The U.S. Justice Department certainly thinks it is—prosecutors had sought a sentence between 19 years and seven months and 24 years and five months for Rajaratnam, arguing it was warranted both to punish the hedge fund billionaire and to “deter others” from engaging in insider trading.
Under federal sentencing guidelines passed in 1987, the severity of sentences in white collar cases is linked to the dollar value of the crime. But calculating that value is not necessarily a straightforward process:
“The primary driver of the recommended guideline sentence in white collar cases is the ‘loss amount,’” said Colton, “which is either the actual loss or intended loss caused by the crime. But the increase in the offense level based on the amount of loss goes up at a dramatic rate.”
“Also, frequently the government pushes theories of loss that are aggressive.…For example, in an insider trading context, the government often says, ‘Well, you bought for $1, you sold for $5, so it’s $4 a share loss,’ without considering the other factors that may have contributed to the gains that you had, whether it be market forces, unexpected positive performance by the company, whatever it may be.”
“So, you have two things driving the sentence very high, both the way the guidelines are constructed and what the judge’s recommended starting point is going to be plus the way in which the government aggressively calculates the loss that then drives up the recommended sentence,” said Colton.
In Rajaratnam’s case, the government estimated his insider trading had generated profits or avoided losses of $72 million.
Colton, who is now a partner at the law firm SNR Denton, says he was not surprised by the length of the sentence given the hedge fund billionaire.
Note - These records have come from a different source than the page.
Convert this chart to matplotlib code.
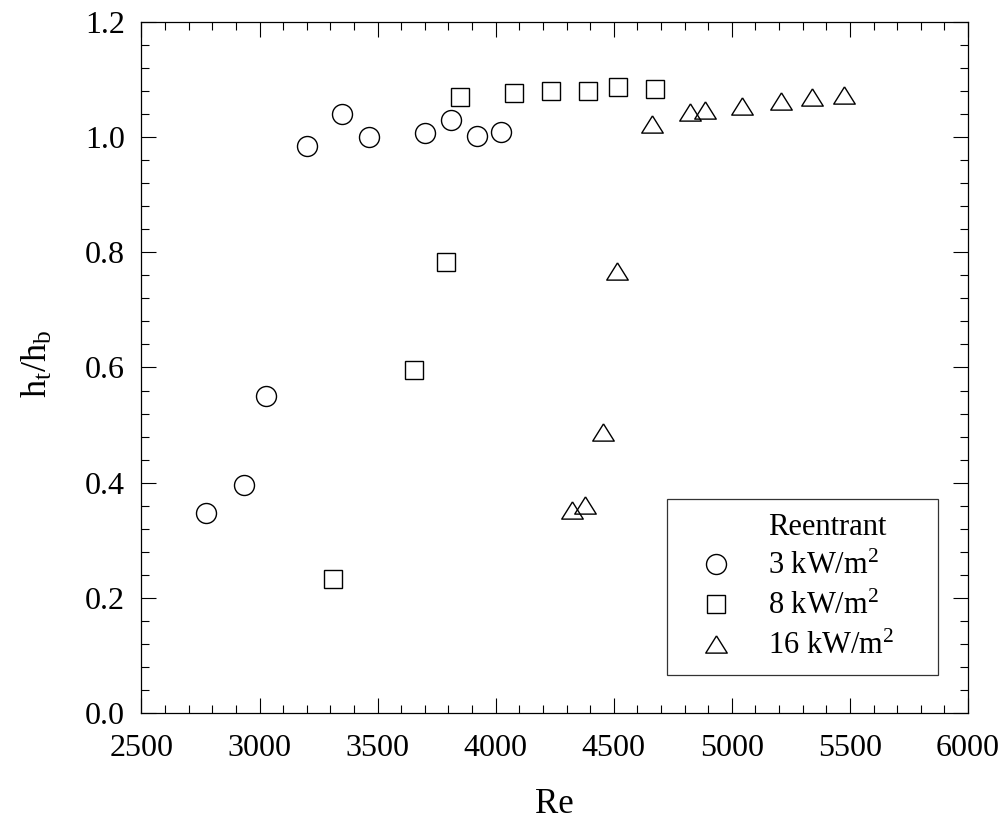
import matplotlib
matplotlib.use("Agg")
import matplotlib.pyplot as plt
from matplotlib.lines import Line2D
from matplotlib.ticker import MultipleLocator, FormatStrFormatter

plt.rcParams['font.family'] = ['Liberation Serif', 'DejaVu Serif']
plt.rcParams['mathtext.fontset'] = 'custom'
plt.rcParams['mathtext.rm'] = 'Liberation Serif'
plt.rcParams['mathtext.it'] = 'Liberation Serif:italic'

# Reentrant surface, ratio of top to bottom heat transfer coefficient vs Re
re_3 = [2773, 2934, 3026, 3200, 3348, 3462, 3700, 3811, 3920, 4021]
ht_3 = [0.347, 0.396, 0.551, 0.985, 1.040, 1.000, 1.007, 1.029, 1.002, 1.009]

re_8 = [3311, 3654, 3788, 3849, 4077, 4234, 4390, 4519, 4675]
ht_8 = [0.233, 0.596, 0.783, 1.070, 1.077, 1.080, 1.080, 1.087, 1.083]

re_16 = [4323, 4378, 4454, 4512, 4662, 4823, 4886, 5042, 5207, 5338, 5475]
ht_16 = [0.353, 0.361, 0.488, 0.768, 1.023, 1.043, 1.048, 1.055, 1.063, 1.070, 1.074]

labels = ['3 kW/m$^2$', '8 kW/m$^2$', '16 kW/m$^2$']
legend_title = 'Reentrant'

fig = plt.figure(figsize=(10.07, 8.25), dpi=100)
ax = fig.add_axes([0.1405, 0.1358, 0.8208, 0.8375])

tri = [(0, 0.8), (-1, -0.8), (1, -0.8), (0, 0.8)]
common = dict(linestyle='none', markerfacecolor='none', markeredgecolor='black',
              markeredgewidth=1.0)
h1, = ax.plot(re_3, ht_3, marker='o', markersize=14.4, label=labels[0], **common)
h2, = ax.plot(re_8, ht_8, marker='s', markersize=13, label=labels[1], **common)
h3, = ax.plot(re_16, ht_16, marker=tri, markersize=15.5, label=labels[2], **common)

ax.set_xlim(2500, 6000)
ax.set_ylim(0, 1.2)
ax.xaxis.set_major_locator(MultipleLocator(500))
ax.xaxis.set_minor_locator(MultipleLocator(100))
ax.yaxis.set_major_locator(MultipleLocator(0.2))
ax.yaxis.set_minor_locator(MultipleLocator(0.04))
ax.yaxis.set_major_formatter(FormatStrFormatter('%.1f'))

ax.tick_params(which='both', direction='in', top=True, right=True, width=0.8,
               labelsize=23, colors='black')
ax.tick_params(which='major', length=11)
ax.tick_params(which='minor', length=5.5)
ax.tick_params(axis='x', which='major', pad=15)
ax.tick_params(axis='y', which='major', pad=12)
for s in ax.spines.values():
    s.set_linewidth(0.9)

ax.set_xlabel('Re', fontsize=25)
ax.set_ylabel(r'h$_\mathrm{t}$/h$_\mathrm{b}$', fontsize=26)
ax.xaxis.set_label_coords(0.5, -0.108)
ax.yaxis.set_label_coords(-0.105, 0.505)

blank = Line2D([], [], linestyle='none')
leg = ax.legend([blank, h1, h2, h3], [legend_title] + labels,
                loc='lower left', bbox_to_anchor=(0.636, 0.055, 0.328, 0.26),
                mode='expand', fontsize=22, frameon=True, fancybox=False,
                shadow=False, borderpad=0.45, labelspacing=0.35,
                handlelength=2.3, handletextpad=0.55, borderaxespad=0.0)
leg.get_frame().set_edgecolor('black')
leg.get_frame().set_linewidth(0.9)

fig.savefig('out.png', dpi=100, facecolor='white')
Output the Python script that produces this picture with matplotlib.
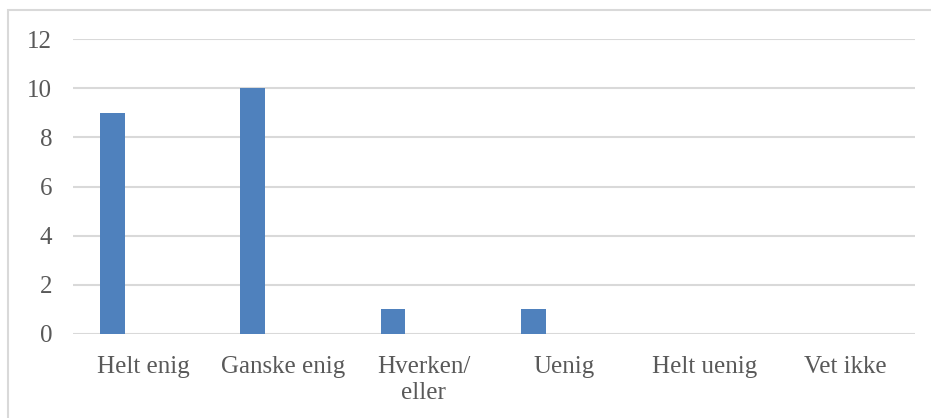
import matplotlib.pyplot as plt
from matplotlib.patches import Rectangle
import numpy as np

categories = ['Helt enig', 'Ganske enig', 'Hverken/\neller', 'Uenig', 'Helt uenig', 'Vet ikke']
counts = [9, 10, 1, 1, 0, 0]
yticks = [0, 2, 4, 6, 8, 10, 12]

W, H = 931, 418
fig = plt.figure(figsize=(W / 100, H / 100), dpi=100)
plt.rcParams['font.family'] = ['Liberation Serif', 'DejaVu Serif']

# chart frame, cut off at the right and bottom edges
fig.patches.append(Rectangle((8 / W, -0.1), 1.2, (H - 10) / H + 0.1, transform=fig.transFigure,
                             fill=False, edgecolor='#d9d9d9', linewidth=1.5))

ax = fig.add_axes([73 / W, 84 / H, (915 - 73) / W, (334 - 39) / H])
x = np.arange(len(categories))
ax.bar(x - 0.22, counts, width=0.175, color='#4f81bd', zorder=3)

ax.set_xlim(-0.5, len(categories) - 0.5)
ax.set_ylim(0, 12)
ax.set_yticks(yticks)
ax.set_xticks(x)
ax.set_xticklabels(categories, fontsize=18, color='#595959', linespacing=1.25)
ax.tick_params(axis='y', labelsize=18, labelcolor='#595959', length=0, pad=15)
ax.tick_params(axis='x', length=0, pad=16)
ax.grid(axis='y', color='#d9d9d9', linewidth=1.5, zorder=0)
for s in ax.spines.values():
    s.set_visible(False)

fig.savefig('out.png', dpi=100)
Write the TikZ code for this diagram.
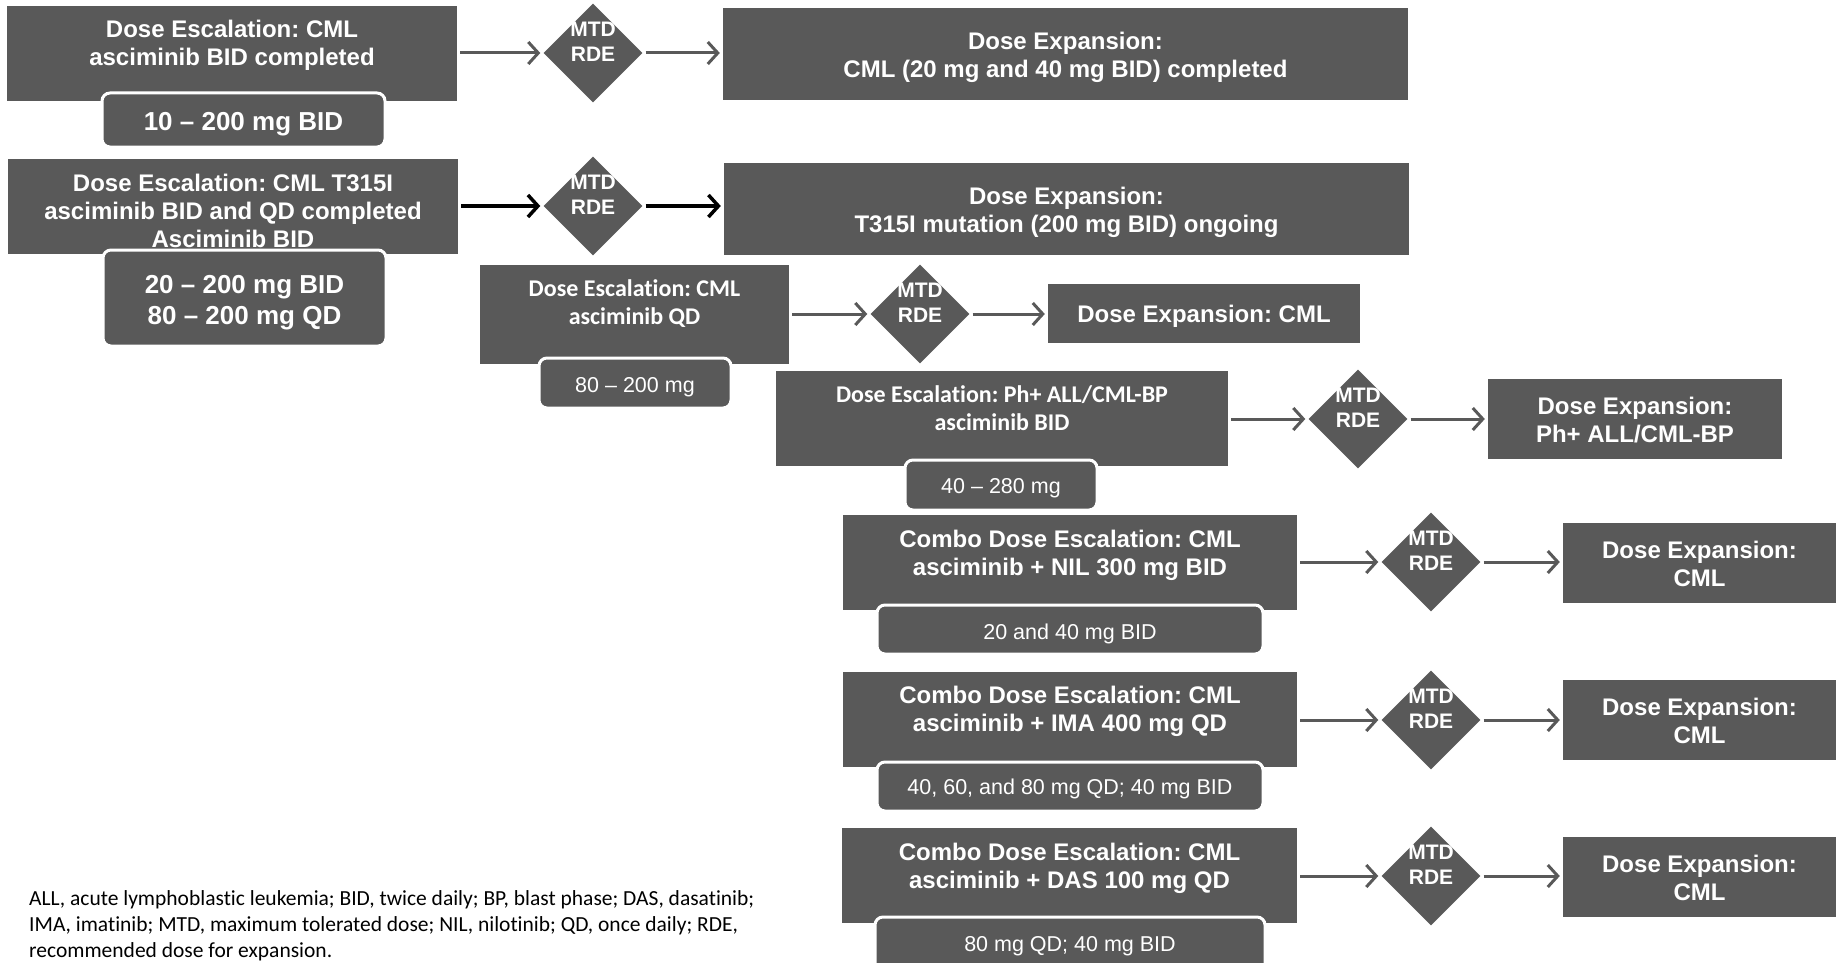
\documentclass[tikz,border=0pt]{standalone}
\usepackage{fontspec}
\setmainfont{Liberation Sans}
\newfontfamily\carlito[Ligatures=NoCommon]{Carlito}
\usetikzlibrary{shapes.geometric, arrows.meta}
\definecolor{boxgray}{HTML}{595959}
\frenchspacing
\tikzset{
  box/.style={fill=boxgray, draw=none, inner sep=0pt},
  pill/.style={fill=boxgray, draw=white, line width=3pt, rounded corners=8pt, inner sep=0pt},
  dia/.style={diamond, fill=boxgray, inner sep=0pt, minimum width=99pt, minimum height=99pt},
  hd/.style={text=white, font=\frenchspacing\bfseries\fontsize{24}{28}\selectfont, align=center, inner sep=0pt},
  hdc/.style={text=white, font=\frenchspacing\carlito\bfseries\fontsize{24}{28}\selectfont, align=center, inner sep=0pt},
  dosebig/.style={text=white, font=\frenchspacing\bfseries\fontsize{26}{31}\selectfont, align=center, inner sep=0pt},
  dose/.style={text=white, font=\frenchspacing\fontsize{21.5}{26}\selectfont, inner sep=0pt},
  dtxt/.style={text=white, font=\bfseries\fontsize{21}{25}\selectfont, align=center, inner sep=0pt},
  arr/.style={draw=boxgray, line width=3pt, shorten <=3pt, shorten >=3pt,
    -{Straight Barb[length=10pt, width=22pt]}},
  arrk/.style={arr, draw=black, line width=3.5pt},
  foot/.style={text=black, font=\frenchspacing\carlito\fontsize{21.5}{25.8}\selectfont, align=left, inner sep=0pt},
}
\begin{document}
\frenchspacing
\begin{tikzpicture}[x=1pt,y=-1pt]
\path[use as bounding box] (0,0) rectangle (1841,963);
\clip (0,0) rectangle (1841,963);

% ---------- escalation boxes
\node[box, minimum width=450pt, minimum height=95pt] (A1) at (232,53.5) {};
\node[box, minimum width=450pt, minimum height=95pt] (A2) at (233,206.5) {};
\node[box, minimum width=309pt, minimum height=99pt] (A3) at (634.5,314) {};
\node[box, minimum width=452pt, minimum height=95pt] (A4) at (1002,418.5) {};
\node[box, minimum width=454pt, minimum height=95pt] (A5) at (1070,562.5) {};
\node[box, minimum width=454pt, minimum height=95pt] (A6) at (1070,719.5) {};
\node[box, minimum width=455pt, minimum height=95pt] (A7) at (1069.5,875.5) {};

% ---------- expansion boxes
\node[box, minimum width=685pt, minimum height=92pt] (E1) at (1065.5,54) {};
\node[box, minimum width=685pt, minimum height=92pt] (E2) at (1066.5,209) {};
\node[box, minimum width=312pt, minimum height=59pt] (E3) at (1204,313.5) {};
\node[box, minimum width=294pt, minimum height=80pt] (E4) at (1635,419) {};
\node[box, minimum width=273pt, minimum height=80pt] (E5) at (1699.5,563) {};
\node[box, minimum width=273pt, minimum height=80pt] (E6) at (1699.5,719.5) {};
\node[box, minimum width=273pt, minimum height=80pt] (E7) at (1699.5,877) {};

% ---------- diamonds
\node[dia] (D1) at (593,53) {};
\node[dia] (D2) at (593,206) {};
\node[dia] (D3) at (920,314) {};
\node[dia] (D4) at (1358,419) {};
\node[dia] (D5) at (1431,562) {};
\node[dia] (D6) at (1431,720) {};
\node[dia] (D7) at (1431,876) {};

% ---------- box texts
\node[hd] (tA1) at (232,45.5) {Dose Escalation: CML\\asciminib BID completed};
\node[hd] (tA2) at (233,211) {Dose Escalation: CML T315I\\asciminib BID and QD completed\\Asciminib BID};
\node[hdc] (tA3) at (634.5,304) {Dose Escalation: CML\\asciminib QD};
\node[hdc] (tA4) at (1002,408) {Dose Escalation: Ph+ ALL/CML-BP\\asciminib BID};
\node[hd] (tA5) at (1070,555) {Combo Dose Escalation: CML\\asciminib + NIL 300 mg BID};
\node[hd] (tA6) at (1070,711.5) {Combo Dose Escalation: CML\\asciminib + IMA 400 mg QD};
\node[hd] (tA7) at (1069.5,868) {Combo Dose Escalation: CML\\asciminib + DAS 100 mg QD};

\node[hd] (tE1) at (1065.5,57) {Dose Expansion:\\CML (20 mg and 40 mg BID) completed};
\node[hd] (tE2) at (1066.5,212.5) {Dose Expansion:\\T315I mutation (200 mg BID) ongoing};
\node[hd] (tE3) at (1204,316) {Dose Expansion: CML};
\node[hd] (tE4) at (1635,420) {Dose Expansion:\\Ph+ ALL/CML-BP};
\node[hd] (tE5) at (1699.5,563.5) {Dose Expansion:\\CML};
\node[hd] (tE6) at (1699.5,721) {Dose Expansion:\\CML};
\node[hd] (tE7) at (1699.5,877.5) {Dose Expansion:\\CML};

\foreach \d in {D1,D2,D3,D4,D5,D6,D7}{
  \node[dtxt] (t\d) at ([yshift=11pt]\d.center) {MTD\\RDE};
}

% ---------- dose pills
\node[pill, minimum width=283pt, minimum height=54pt] (P1) at (243.5,120) {};
\node[pill, minimum width=283pt, minimum height=96pt] (P2) at (244.5,298) {};
\node[pill, minimum width=192pt, minimum height=50pt] (P3) at (635,383) {};
\node[pill, minimum width=192pt, minimum height=50pt] (P4) at (1001,485) {};
\node[pill, minimum width=386pt, minimum height=49pt] (P5) at (1070,629.5) {};
\node[pill, minimum width=386pt, minimum height=49pt] (P6) at (1070,786.5) {};
\node[pill, minimum width=390pt, minimum height=58pt] (P7) at (1070,946) {};

\node[dosebig] (tP1) at (243.5,124.5) {10 -- 200 mg BID};
\node[dosebig] (tP2) at (244.5,303) {20 -- 200 mg BID\\80 -- 200 mg QD};
\node[dose] (tP3) at (635,387) {80 -- 200 mg};
\node[dose] (tP4) at (1001,488) {40 -- 280 mg};
\node[dose] (tP5) at (1070,634) {20 and 40 mg BID};
\node[dose] (tP6) at (1070,789) {40, 60, and 80 mg QD; 40 mg BID};
\node[dose] (tP7) at (1070,946) {80 mg QD; 40 mg BID};

% ---------- connectors
\draw[arr] (A1.east |- D1.center) -- (D1.west);
\draw[arr] (D1.east) -- (D1.east -| E1.west);
\draw[arrk] (A2.east |- D2.center) -- (D2.west);
\draw[arrk] (D2.east) -- (D2.east -| E2.west);
\draw[arr] (A3.east |- D3.center) -- (D3.west);
\draw[arr] (D3.east) -- (D3.east -| E3.west);
\draw[arr] (A4.east |- D4.center) -- (D4.west);
\draw[arr] (D4.east) -- (D4.east -| E4.west);
\draw[arr] (A5.east |- D5.center) -- (D5.west);
\draw[arr] (D5.east) -- (D5.east -| E5.west);
\draw[arr] (A6.east |- D6.center) -- (D6.west);
\draw[arr] (D6.east) -- (D6.east -| E6.west);
\draw[arr] (A7.east |- D7.center) -- (D7.west);
\draw[arr] (D7.east) -- (D7.east -| E7.west);

% ---------- footnote
\node[foot, anchor=west] (fn) at (29,926) {ALL, acute lymphoblastic leukemia; BID, twice daily; BP, blast phase; DAS, dasatinib;\\IMA, imatinib; MTD, maximum tolerated dose; NIL, nilotinib; QD, once daily; RDE,\\recommended dose for expansion.};
\end{tikzpicture}
\end{document}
He says he thinks federal judge Richard J. Holwell tried to balance “the severity of the crime” with concerns over too-long sentences for white collar crimes.
“I think the judge…really needed to come out somewhere in the middle and also really needed to come out with a longer sentence than what Zvi Goffer [a former Galleon trader convicted of leading one of two insider trading rings at the firm] got at 10 years and so really, the 11 is in the range of a serious sentence that I would have expected.”
The judge also took into account Rajaratnam’s health issues—he suffers from advanced diabetes and will likely need a kidney transplant—and his charity work, but the resulting sentence was still much stiffer than that sought by the former Galleon Group head’s lawyers, who will appeal it. In doing so, they are expected to question the government’s use of wiretaps to build their case against Rajaratnam.
“As I understand it,” said Colton, “there are substantial questions about…the legal propriety of using a wiretap in a securities fraud case. I think what the government does is say, ‘Well, technically that’s not allowed but we’re also charging wire fraud or mail fraud and you can in those situations.’”
“But the big issue, as I understood it from the hearings that were held before trial, was the question of necessity—in order to get a wiretap you have to…demonstrate to the district judge who signs the wiretap order that less intrusive means have been tried and are ineffective because, obviously, listening to all phone calls or reading all emails is far more intrusive than…taping isolated calls with an informant or taping isolated meetings,” he said.
“In this case, I think there’s an argument that the defense will be putting forward that this was not necessary to investigate and prove the crime. Whether that will be successful or not I don’t know.”